The Kodiak Island Borough Assembly rejected a resolution on Thursday to redefine the scope of the Kodiak Fisheries Work Group, a joint body between itself and the city of Kodiak.
The resolution originally arose from the March 3 joint workshop between the Kodiak City Council and the borough assembly. The work group, which includes members from both the council and assembly, discusses and responds to federal and state fisheries management policies that affect the Kodiak fishing community.
At that meeting, both groups proposed to eliminate a fisheries analyst contract that had been utilized since 2018, as well as to redefine the work group’s meeting schedule to twice a year.
The original intent was for the committee to suspend meetings during the summer fishing season — mid-May through September — to accommodate the island’s fishers.
The city council had already passed its version of the resolution at its March 25 meeting, but it got some pushback at the borough assembly on Thursday.
The city’s representatives to the work group are council members John Whiddon and Terry Haines, while assembly members Julie Kavanaugh and Geoff Smith represent the borough.
Kavanaugh on Thursday disagreed with the meeting frequency.
“I think setting the bar at twice a year for meetings is too low,” Kavanaugh said. “My recommendation was to halt meetings during the summer fishing season. … I wasn’t part of the decision-making and didn’t get any feedback on this more restrictive meeting schedule.”
Kavanaugh had originally voiced her concern about meeting frequency at the March 3 joint session, though she did agree at the time that cutting the fish analyst contract was a solid cost-cutting measure, as it had been unnecessary.
Assembly Member James Turner, whose career is at Ocean Beauty Seafoods, agreed with Kavanaugh.
“I think there should be more meetings added to this particular group and am in favor of changing this resolution at some point to reflect that,” Turner said.
Assembly Member Scott Arndt disagreed, noting nothing prevented the work group from meeting more than twice a year.
“It’s setting a minimum, not saying what it will be (for meeting times),” Arndt said. “I feel it’s up to the committee and the people that are on it to determine when they want to meet and how many meetings they want to have.”
Arndt called the debate “arguing over minuscule detail” and said some people might prefer more meetings or less.
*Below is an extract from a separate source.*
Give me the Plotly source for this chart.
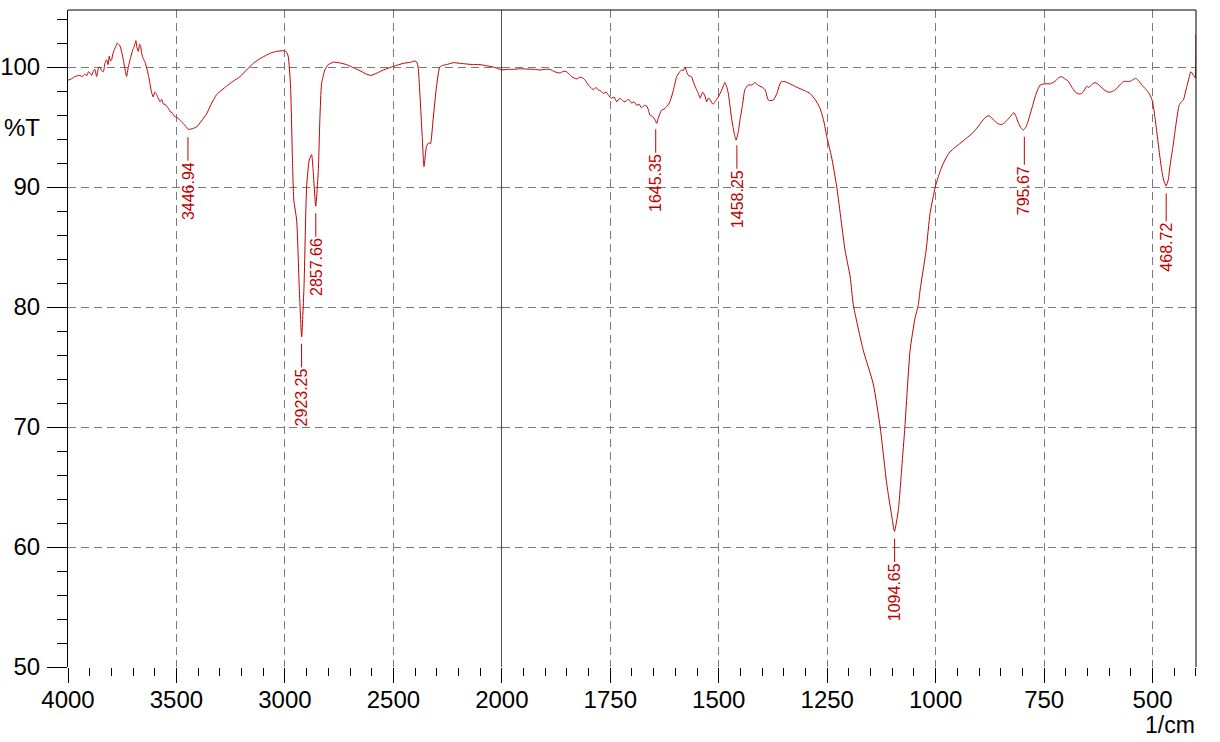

He reminded the assembly that the city had already passed its own version of the resolution.
“It’s going to change year to year,” Arndt said. “This (resolution) is a good beginning, so I don’t see a problem with letting go.”
The resolution failed in a 1-6 vote, with only Arndt supporting it.
The assembly also finalized a process to create a cooperative committee with the city of Kodiak by appointing three of its members. The borough originally adopted a resolution at its May 20 regular meeting.
The concept of the committee arose from the March 3 work session.
According to a May 20 borough manager’s report, the committee serves as an additional way to work with the city on items of mutual interest, and “that they share similar relationships with a number of public and private organizations for which coordination between the two governments would likely be beneficial.”
“Increased cooperation and coordination between the legislative bodies of the City and Borough would likely improve the efficiency of public services and reduce costs to the taxpayers of both entities,” the report states.
The city had already approved its own version of the resolution and appointed council members Terry Haines, Bob Stanford and John Whiddon to one-year terms ending in December.
Borough Mayor Bill Roberts appointed assembly members Kavanaugh, Aimee Williams and Geoff Smith to the committee.
Some assembly members did not support the concept of a collaborative committee, including Turner, who saw it as a duplication of efforts.
Turner noted the joint work sessions serve that purpose, but added those joint work sessions have occurred only infrequently in the last two years.
“I think we as an assembly need to meet with the city as often as possible to discuss items together as a group,” Turner said.
Roberts ultimately appointed the committee members with an assembly approval 5-2, with Turner and Arndt voting no.